Energy-Regularized Sequential Model Editing on Hyperspheres

The paper introduces Hyperspherical Energy (HE) as a metric for monitoring neuron uniformity during sequential model editing and proposes SPHERE, a sparse projection method with energy regularization. It resides in the 'Orthogonal Subspace and Projection-Based Editing' leaf, which contains only two papers total. This leaf sits within the broader 'Parameter-Modifying Sequential Editing' branch, indicating a moderately sparse research direction focused on projection-based interference mitigation. The taxonomy shows that parameter-modifying methods are one of several competing paradigms, alongside parameter-preserving and retrieval-based approaches, suggesting the field is still exploring diverse architectural strategies.

The paper's leaf is adjacent to 'Neuron-Level and Layer-Targeted Editing' and 'Model Merging for Knowledge Integration' within the same parameter-modifying branch, and to 'Adapter-Based Knowledge Injection' and 'Dual-Memory Architectures' in the parameter-preserving branch.
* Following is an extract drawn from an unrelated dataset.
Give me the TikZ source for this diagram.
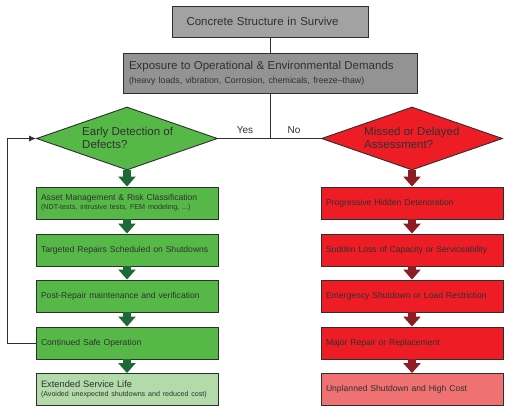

The taxonomy's scope note clarifies that orthogonal projection methods aim to prevent interference by isolating edits in complementary subspaces, distinguishing them from neuron-level targeting or external module integration. Neighboring evaluation branches examine performance degradation and side effects, indicating that stability concerns are central to the field. The paper's focus on energy dynamics connects to these evaluation themes while proposing a novel geometric lens.

Among 30 candidates examined, none clearly refute any of the three contributions. For the HE metric contribution, 10 candidates were reviewed with no refutable overlap; similarly, the theoretical proof linking HE to degradation and the SPHERE method each examined 10 candidates with zero refutations. This suggests that within the limited search scope, the specific use of hyperspherical energy for sequential editing stability appears novel. However, the small candidate pool and the presence of only one sibling paper in the taxonomy leaf mean the analysis cannot rule out related work in adjacent projection-based or energy-based editing approaches that may not have surfaced in the top-30 semantic matches.

Given the limited search scope and the sparse population of the taxonomy leaf, the paper's contributions appear relatively novel within the examined literature. The absence of refutable candidates across all three contributions, combined with the small number of sibling papers, suggests the work explores a less-crowded direction. However, the analysis is constrained by the top-30 semantic search and does not cover the full breadth of orthogonal projection or energy-based methods that may exist in the broader editing literature or related optimization domains.